The Miser and the Corpse

I found this story on Ludicrous Scene's blog here. The original source was The Western Gazette, January 18, 1884.

"A curious discovery was made at Birmingham on the 9th inst. An old man, named William Owen, who has been living by himself for the last eight or nine months at Hockley Hill, and been known in the neighbourhood as the 'old miser,' was visited on Wednesday by the relieving officer, as he was in necessitous circumstances.

"The officer noticed in one of the rooms a large box, and was informed by Owen, on his being pressed, that it contained the body of his sister, Ellen Perry, who died in Islington Workhouse in 1863.

"His sister always had a horror of being buried by the parish, and she was promised by Owen that she should be buried in Birmingham. He had the body enclosed in a zinc and wooden coffin, and brought to Birmingham, where he expected the family to help him defray the expenses of the funeral, but as they did not do so he determined to keep the corpse in the house as long as he lived.

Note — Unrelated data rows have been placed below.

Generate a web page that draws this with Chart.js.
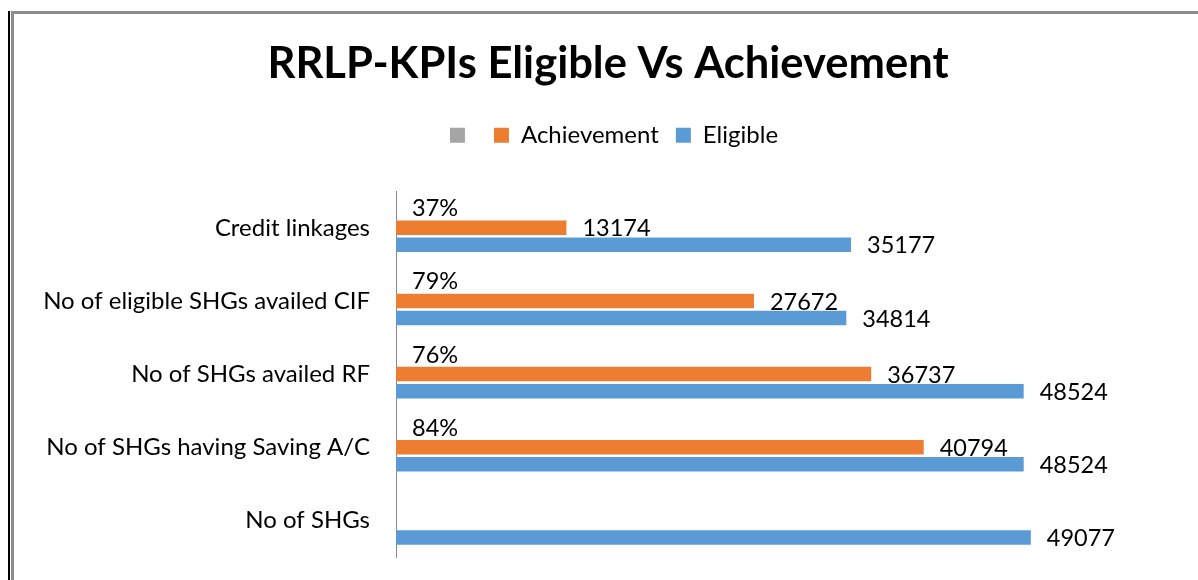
<!DOCTYPE html>
<html>
<head>
<meta charset="utf-8">
<title>RRLP-KPIs Eligible Vs Achievement</title>
<script src="https://cdn.jsdelivr.net/npm/chart.js@4.4.0/dist/chart.umd.min.js"></script>
<style>
  html, body { margin: 0; padding: 0; background: #fff; }
  #wrap { position: relative; width: 1198px; height: 580px; overflow: hidden; }
  #frameOuter { position: absolute; left: 8px; top: 11px; bottom: 0; width: 0; border-left: 2px solid #000; }
  #frameInner { position: absolute; left: 11px; top: 11px; right: 0; bottom: 0; border-left: 3px solid #8c8c8c; border-top: 3px solid #8c8c8c; }
  canvas { position: absolute; left: 0; top: 0; }
</style>
</head>
<body>
<div id="wrap">
  <div id="frameOuter"></div>
  <div id="frameInner"></div>
  <canvas id="myChart" width="1198" height="580"></canvas>
</div>
<script>
// dữ liệu
const categories = ["Credit linkages", "No of eligible SHGs availed CIF", "No of SHGs availed RF", "No of SHGs having Saving A/C", "No of SHGs"];
const achievementPct = [0.37, 0.79, 0.76, 0.84, null];
const achievement = [13174, 27672, 36737, 40794, null];
const eligible = [35177, 34814, 48524, 48524, 49077];
const seriesNames = ["", "Achievement", "Eligible"];
const seriesColors = ["#A5A5A5", "#ED7D31", "#5B9BD5"];

const FONT = "Lato, 'Noto Sans', sans-serif";

// nhãn giá trị ở cuối thanh
const valueLabels = {
    id: "valueLabels",
    afterDatasetsDraw(chart) {
        const ctx = chart.ctx;
        ctx.save();
        ctx.font = "23.5px " + FONT;
        ctx.fillStyle = "#000";
        ctx.textAlign = "left";
        ctx.textBaseline = "middle";
        chart.data.datasets.forEach((ds, i) => {
            const meta = chart.getDatasetMeta(i);
            meta.data.forEach((bar, j) => {
                const v = ds.data[j];
                if (v == null) return;
                const isPct = i === 0;
                const text = isPct ? Math.round(v * 100) + "%" : String(v);
                ctx.fillText(text, bar.x + 16, bar.y + (isPct ? -2 : 1));
            });
        });
        ctx.restore();
    }
};

// chú giải: thêm khoảng trống phía dưới và dịch sang phải một chút
const legendTweak = {
    id: "legendTweak",
    beforeLayout(chart) {
        const legend = chart.legend;
        if (!legend || legend._patched) return;
        const fit = legend.fit;
        const draw = legend.draw;
        legend.fit = function () {
            fit.call(this);
            this.height += 34;
        };
        legend.draw = function () {
            this.ctx.save();
            this.ctx.translate(6, 0);
            draw.call(this);
            this.ctx.restore();
        };
        legend._patched = true;
    }
};

const ctx = document.getElementById("myChart").getContext("2d");
new Chart(ctx, {
    type: "bar",
    data: {
        labels: categories,
        datasets: [
            { label: seriesNames[0], data: achievementPct, backgroundColor: seriesColors[0] },
            { label: seriesNames[1], data: achievement, backgroundColor: seriesColors[1] },
            { label: seriesNames[2], data: eligible, backgroundColor: seriesColors[2] }
        ]
    },
    options: {
        indexAxis: "y",
        responsive: false,
        animation: false,
        layout: { padding: { left: 18, right: 0, top: 0, bottom: 23 } },
        datasets: { bar: { categoryPercentage: 0.7, barPercentage: 0.85 } },
        plugins: {
            title: {
                display: true,
                text: "RRLP-KPIs Eligible Vs Achievement",
                color: "#000",
                font: { family: FONT, size: 43.5, weight: "bold" },
                padding: { top: 38, bottom: 16 }
            },
            legend: {
                labels: {
                    color: "#000",
                    font: { family: FONT, size: 24 },
                    boxWidth: 15,
                    boxHeight: 15,
                    padding: 17
                }
            },
            tooltip: { enabled: false }
        },
        scales: {
            x: { display: false, min: 0, max: 62000 },
            y: {
                grid: { display: false, drawTicks: false },
                border: { display: true, color: "#888", width: 1 },
                ticks: { color: "#000", font: { family: FONT, size: 24 }, padding: 26 },
                afterFit(scale) {
                    scale.width = 378;
                    scale.paddingTop = 0;
                    scale.paddingBottom = 0;
                }
            }
        }
    },
    plugins: [valueLabels, legendTweak]
});
</script>
</body>
</html>
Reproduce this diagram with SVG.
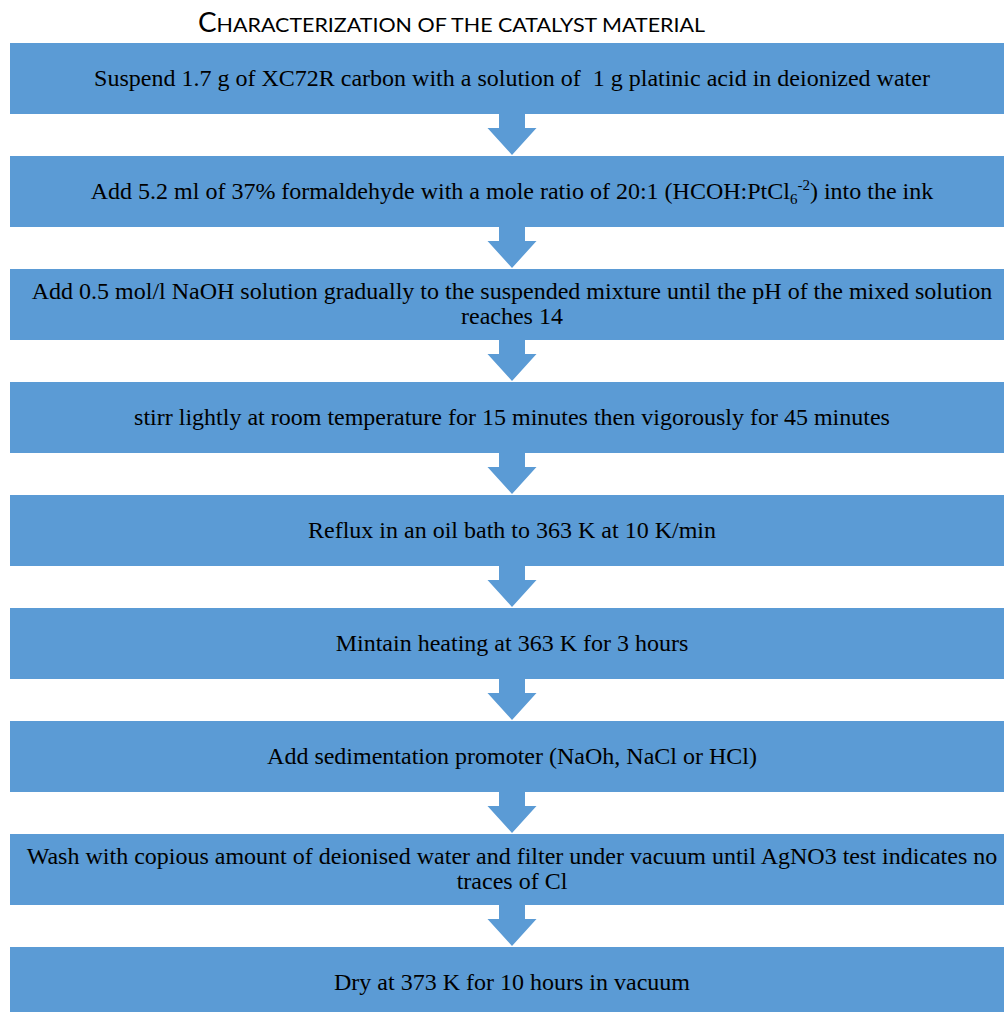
<svg xmlns="http://www.w3.org/2000/svg" width="1004" height="1012" viewBox="0 0 1004 1012">
<defs>
<style>
.box{fill:#5B9BD5;}
.arr{fill:#5B9BD5;}
.t{font-family:"Liberation Serif","Times New Roman",serif;font-size:24px;fill:#000;text-anchor:middle;}
.title{font-family:Lato,"Open Sans","Liberation Sans",sans-serif;fill:#000;}
</style>
<path id="arrow" class="arr" d="M-13,0 H13 V14 H24.5 L0,41 L-24.5,14 H-13 Z"/>
</defs>
<rect width="1004" height="1012" fill="#fff"/>
<text class="title" x="198" y="32" textLength="507" lengthAdjust="spacingAndGlyphs"><tspan font-size="26">C</tspan><tspan font-size="20">HARACTERIZATION OF THE CATALYST MATERIAL</tspan></text>
<g id="connectors">
<use href="#arrow" x="512" y="114"/>
<use href="#arrow" x="512" y="227"/>
<use href="#arrow" x="512" y="340"/>
<use href="#arrow" x="512" y="453"/>
<use href="#arrow" x="512" y="566"/>
<use href="#arrow" x="512" y="679"/>
<use href="#arrow" x="512" y="792"/>
<use href="#arrow" x="512" y="905"/>
</g>
<g id="step1"><rect class="box" x="10" y="43" width="1010" height="71"/><text class="t" x="512" y="86" xml:space="preserve">Suspend 1.7 g of XC72R carbon with a solution of  1 g platinic acid in deionized water</text></g>
<g id="step2"><rect class="box" x="10" y="156" width="1010" height="71"/><text class="t" x="512" y="199">Add 5.2 ml of 37% formaldehyde with a mole ratio of 20:1 (HCOH:PtCl<tspan font-size="15" dy="5">6</tspan><tspan font-size="15" dy="-14">-2</tspan><tspan dy="9">) into the ink</tspan></text></g>
<g id="step3"><rect class="box" x="10" y="269" width="1010" height="71"/><text class="t" x="512" y="298.5">Add 0.5 mol/l NaOH solution gradually to the suspended mixture until the pH of the mixed solution</text><text class="t" x="512" y="323.5">reaches 14</text></g>
<g id="step4"><rect class="box" x="10" y="382" width="1010" height="71"/><text class="t" x="512" y="425">stirr lightly at room temperature for 15 minutes then vigorously for 45 minutes</text></g>
<g id="step5"><rect class="box" x="10" y="495" width="1010" height="71"/><text class="t" x="512" y="538">Reflux in an oil bath to 363 K at 10 K/min</text></g>
<g id="step6"><rect class="box" x="10" y="608" width="1010" height="71"/><text class="t" x="512" y="651">Mintain heating at 363 K for 3 hours</text></g>
<g id="step7"><rect class="box" x="10" y="721" width="1010" height="71"/><text class="t" x="512" y="764">Add sedimentation promoter (NaOh, NaCl or HCl)</text></g>
<g id="step8"><rect class="box" x="10" y="834" width="1010" height="71"/><text class="t" x="512" y="863.5">Wash with copious amount of deionised water and filter under vacuum until AgNO3 test indicates no</text><text class="t" x="512" y="888.5">traces of Cl</text></g>
<g id="step9"><rect class="box" x="10" y="947" width="1010" height="71"/><text class="t" x="512" y="990">Dry at 373 K for 10 hours in vacuum</text></g>
</svg>
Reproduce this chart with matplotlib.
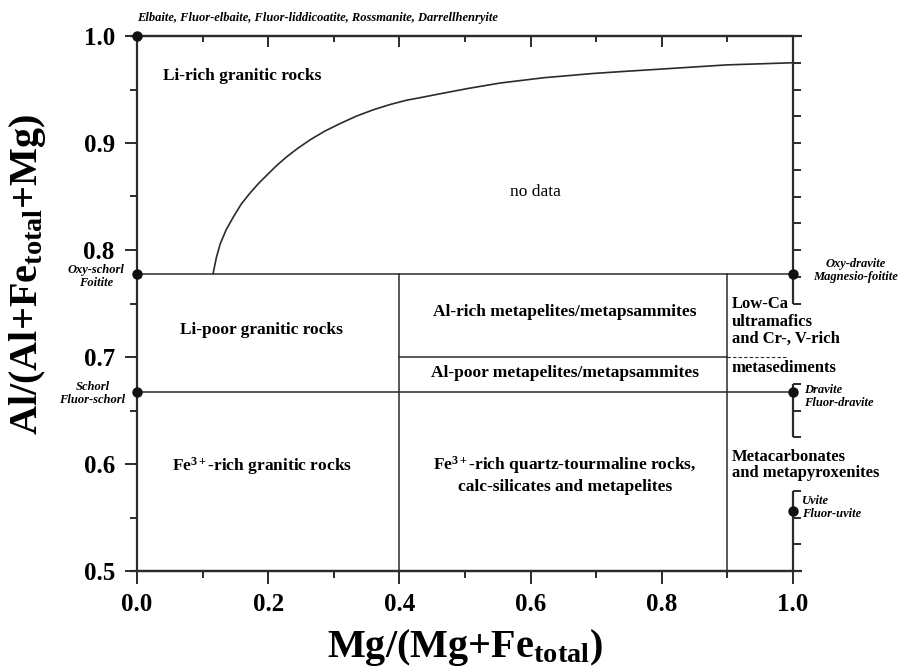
import matplotlib
matplotlib.use("Agg")
import matplotlib.pyplot as plt
from matplotlib.ticker import MultipleLocator

plt.rcParams['font.family'] = 'Liberation Serif'
plt.rcParams['font.weight'] = 'bold'
plt.rcParams['mathtext.fontset'] = 'custom'
plt.rcParams['mathtext.rm'] = 'Liberation Serif:bold'
plt.rcParams['mathtext.bf'] = 'Liberation Serif:bold'
plt.rcParams['mathtext.it'] = 'Liberation Serif:bold:italic'

# boundary curve of the Li-rich field
curve_x = [0.116, 0.121, 0.127, 0.136, 0.147, 0.159, 0.172, 0.185, 0.198, 0.213,
           0.228, 0.245, 0.264, 0.286, 0.309, 0.334, 0.360, 0.386, 0.411, 0.437,
           0.462, 0.505, 0.553, 0.620, 0.696, 0.745, 0.797, 0.848, 0.899, 0.950,
           1.000]
curve_y = [0.778, 0.793, 0.806, 0.819, 0.831, 0.843, 0.853, 0.862, 0.870, 0.879,
           0.887, 0.895, 0.903, 0.911, 0.918, 0.925, 0.931, 0.936, 0.940, 0.943,
           0.946, 0.951, 0.956, 0.961, 0.965, 0.967, 0.969, 0.971, 0.973, 0.974,
           0.975]

# field boundaries: (y, x_from, x_to) and (x, y_from, y_to)
hlines = [(0.778, 0.0, 1.0), (0.667, 0.0, 1.0), (0.70, 0.4, 0.9)]
vlines = [(0.4, 0.5, 0.778), (0.9, 0.5, 0.778)]
dashed = (0.70, 0.9, 0.992)

# end-member compositions
end_x = [0.0, 0.0, 0.0, 1.0, 1.0, 1.0]
end_y = [1.0, 0.778, 0.667, 0.778, 0.667, 0.556]

xticks = [0.0, 0.2, 0.4, 0.6, 0.8, 1.0]
yticks = [0.5, 0.6, 0.7, 0.8, 0.9, 1.0]

fig = plt.figure(figsize=(9.1, 6.72), dpi=100)
ax = fig.add_axes([137/910, 1 - 571/672, 656/910, 535/672])
lc = '#2b2b2b'

ax.plot(curve_x, curve_y, color=lc, lw=1.2)
for y, x0, x1 in hlines:
    ax.plot([x0, x1], [y, y], color=lc, lw=1.1)
for x, y0, y1 in vlines:
    ax.plot([x, x], [y0, y1], color=lc, lw=1.1)
ax.plot([dashed[1], dashed[2]], [dashed[0], dashed[0]], color=lc, lw=0.8,
        ls=(0, (3, 2)))

ax.set_xlim(0, 1)
ax.set_ylim(0.5, 1.0)

# axes frame
for s in ['top', 'bottom', 'left']:
    ax.spines[s].set_linewidth(1.6)
    ax.spines[s].set_color(lc)
ax.spines['right'].set_visible(False)
for yy in [0.5, 1.0]:
    ax.plot([-0.011, 1.014], [yy, yy], color=lc, lw=1.6, clip_on=False,
            solid_capstyle='butt')
# right frame is broken where the labels sit
for y0, y1 in [(0.75, 1.0), (0.625, 0.675), (0.5, 0.575)]:
    ax.plot([1.0, 1.0], [y0, y1], color=lc, lw=1.6, clip_on=False,
            solid_capstyle='butt')

ax.set_xticks(xticks)
ax.set_xticklabels(['%.1f' % v for v in xticks])
ax.set_yticks(yticks)
ax.set_yticklabels(['%.1f' % v for v in yticks])
ax.xaxis.set_minor_locator(MultipleLocator(0.1))
ax.yaxis.set_minor_locator(MultipleLocator(0.05))
ax.tick_params(which='both', direction='out', top=False, right=False,
               color=lc, width=1.4)
ax.tick_params(which='major', length=9, labelsize=18, pad=7)
ax.tick_params(which='minor', length=5)

top = ax.secondary_xaxis('top')
top.set_xticks(xticks)
top.xaxis.set_minor_locator(MultipleLocator(0.1))
top.tick_params(which='both', direction='in', labeltop=False, color=lc, width=1.4)
top.tick_params(which='major', length=8)
top.tick_params(which='minor', length=4)
top.spines['top'].set_visible(False)

right_ticks = [0.975, 0.95, 0.925, 0.9, 0.875, 0.85, 0.825, 0.8, 0.775, 0.75,
               0.675, 0.65, 0.625, 0.575, 0.55, 0.525]
rgt = ax.secondary_yaxis('right')
rgt.set_yticks(right_ticks)
rgt.tick_params(direction='out', length=6, width=1.4, color=lc, labelright=False)
rgt.spines['right'].set_visible(False)

ax.plot(end_x, end_y, 'o', color='#111111', ms=6.5, clip_on=False, zorder=5)

# field names
big = 12.5
ax.text(0.04, 0.963, 'Li-rich granitic rocks', fontsize=big, va='center')
ax.text(0.608, 0.854, 'no data', fontsize=big, fontweight='normal',
        ha='center', va='center')
ax.text(0.19, 0.725, 'Li-poor granitic rocks', fontsize=big, ha='center', va='center')
ax.text(0.652, 0.742, 'Al-rich metapelites/metapsammites', fontsize=big,
        ha='center', va='center')
ax.text(0.652, 0.685, 'Al-poor metapelites/metapsammites', fontsize=big,
        ha='center', va='center')
ax.text(0.19, 0.598, r'Fe$^{3+}$-rich granitic rocks', fontsize=big,
        ha='center', va='center')
ax.text(0.652, 0.590, 'Fe$^{3+}$-rich quartz-tourmaline rocks,\ncalc-silicates and metapelites',
        fontsize=big, ha='center', va='center', linespacing=1.2)
ax.text(0.907, 0.733, 'Low-Ca\nultramafics\nand Cr-, V-rich', fontsize=12,
        va='center', linespacing=1.1)
ax.text(0.907, 0.690, 'metasediments', fontsize=12, va='center')
ax.text(0.907, 0.599, 'Metacarbonates\nand metapyroxenites', fontsize=12,
        va='center', linespacing=1.05)

# end-member names
sm = dict(fontsize=9, style='italic', va='center', linespacing=1.1)
ax.text(0.0, 1.017, 'Elbaite, Fluor-elbaite, Fluor-liddicoatite, Rossmanite, Darrellhenryite',
        clip_on=False, **sm)
ax.text(-0.062, 0.775, 'Oxy-schorl\nFoitite', ha='center', **sm)
ax.text(-0.068, 0.666, 'Schorl\nFluor-schorl', ha='center', **sm)
ax.text(1.095, 0.781, 'Oxy-dravite\nMagnesio-foitite', ha='center', **sm)
ax.text(1.017, 0.663, 'Dravite\nFluor-dravite', ha='left', **sm)
ax.text(1.014, 0.559, 'Uvite\nFluor-uvite', ha='left', **sm)

fig.text(465/910, 1 - 648/672, r'Mg/(Mg+Fe$_{\mathrm{total}}$)', fontsize=29,
         ha='center', va='center')
fig.text(28/910, 1 - 274/672, r'Al/(Al+Fe$_{\mathrm{total}}$+Mg)', fontsize=29,
         ha='center', va='center', rotation=90)

fig.savefig('out.png', dpi=100)
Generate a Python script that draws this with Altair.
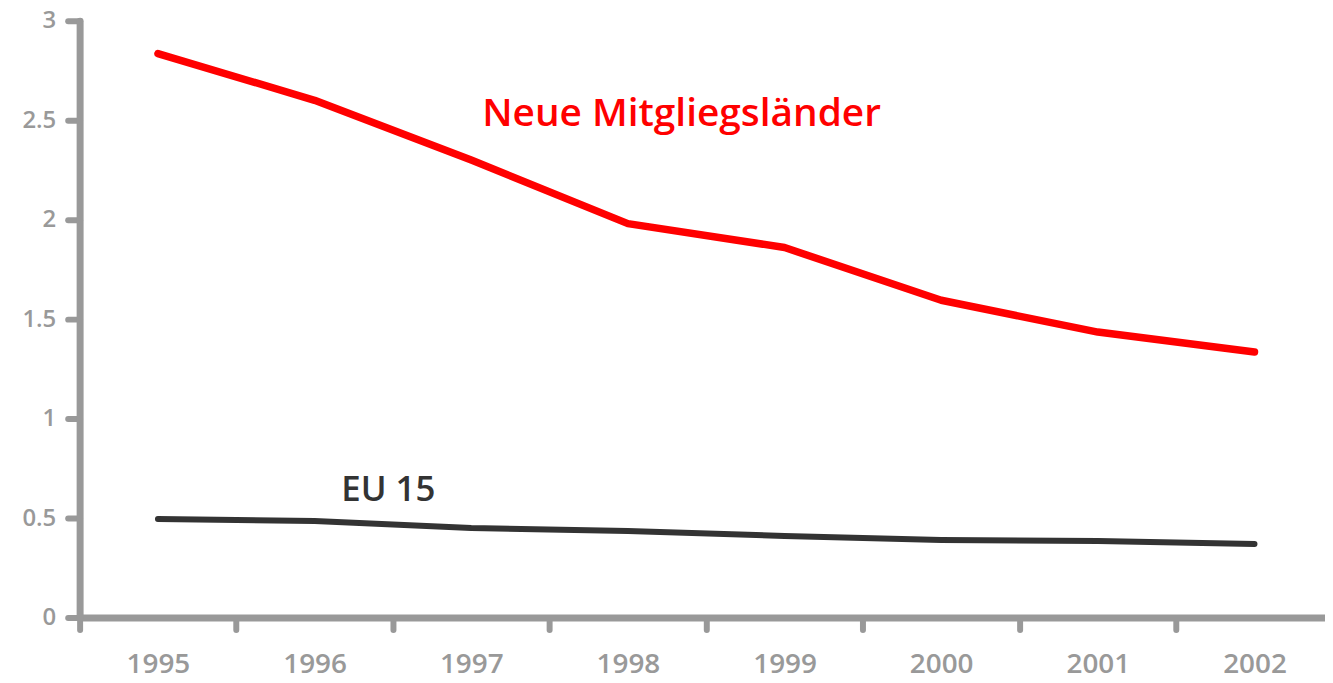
import altair as alt
import pandas as pd

years = [1995, 1996, 1997, 1998, 1999, 2000, 2001, 2002]
neue = [2.835, 2.6, 2.3, 1.98, 1.86, 1.595, 1.435, 1.335]
eu15 = [0.495, 0.485, 0.45, 0.435, 0.41, 0.39, 0.385, 0.37]

series_names = ["Neue Mitgliegsländer", "EU 15"]
series_colors = ["#ff0000", "#333333"]

# annotation anchors (data space)
label_year = [1997.07, 1996.17]
label_value = [2.53, 0.64]
label_size = [39, 35]

half_ticks = [1994.5, 1995.5, 1996.5, 1997.5, 1998.5, 1999.5, 2000.5, 2001.5]

rows = []
for y, a, b in zip(years, neue, eu15):
    rows.append({"year": y, "value": a, "series": series_names[0]})
    rows.append({"year": y, "value": b, "series": series_names[1]})
df = pd.DataFrame(rows)

lab = pd.DataFrame({"series": series_names, "year": label_year, "value": label_value, "size": label_size})

color_scale = alt.Scale(domain=series_names, range=series_colors)
xscale = alt.Scale(domain=[1994.5, 2002.45], nice=False, zero=False)
yscale = alt.Scale(domain=[0, 3], nice=False)

gray = "#999999"

xaxis = alt.Axis(
    values=half_ticks + years,
    title=None,
    grid=False,
    domainColor=gray,
    domainWidth=7,
    domainCap="round",
    tickColor=gray,
    tickWidth=6,
    tickSize=12,
    tickCap="round",
    tickOpacity={"condition": {"test": "datum.value % 1 !== 0", "value": 1}, "value": 0},
    labelExpr="datum.value % 1 === 0 ? format(datum.value, 'd') : ''",
    labelOverlap=False,
    labelFont="Open Sans",
    labelFontSize=28,
    labelFontWeight=600,
    labelColor=gray,
    labelPadding=21,
    labelFlush=False,
)

yaxis = alt.Axis(
    values=[0, 0.5, 1, 1.5, 2, 2.5, 3],
    format="~g",
    title=None,
    grid=False,
    domainColor=gray,
    domainWidth=7,
    domainCap="round",
    tickColor=gray,
    tickWidth=6,
    tickSize=12,
    tickCap="round",
    labelFont="Open Sans",
    labelFontSize=24,
    labelFontWeight=600,
    labelColor=gray,
    labelPadding=12,
    labelFlush=False,
    labelOverlap=False,
)

lines = alt.Chart(df).mark_line(strokeCap="round", strokeJoin="round").encode(
    x=alt.X("year:Q", scale=xscale, axis=xaxis),
    y=alt.Y("value:Q", scale=yscale, axis=yaxis),
    color=alt.Color("series:N", scale=color_scale, legend=None),
    strokeWidth=alt.StrokeWidth("series:N", scale=alt.Scale(domain=series_names, range=[7.5, 6]), legend=None),
)

texts = alt.Chart(lab).mark_text(align="left", baseline="middle", font="Open Sans", fontWeight=600).encode(
    x=alt.X("year:Q", scale=xscale),
    y=alt.Y("value:Q", scale=yscale),
    text="series:N",
    color=alt.Color("series:N", scale=color_scale, legend=None),
    size=alt.Size("size:Q", scale=None, legend=None),
)

chart = alt.layer(lines, texts).properties(
    width=1252,
    height=600,
    background="white",
    autosize=alt.AutoSizeParams(type="none"),
    padding={"left": 72, "top": 11, "right": 0, "bottom": 64},
).configure_view(strokeWidth=0, stroke=None).configure_axis(grid=False)

chart.save("out.html", embed_options={"renderer": "svg", "actions": False})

"This he had done, and when he moved from one district to another some months ago, the box containing the coffin was taken with the other things.

"Owen was always an object of considerable curiosity and suspicion, and for 15 years no one entered his door. He lived in one room, and was never known to have a light in the house.

"As the certificate of his sister’s death was in Owen’s possession, no inquest will be held. The man has been taken to the Workhouse."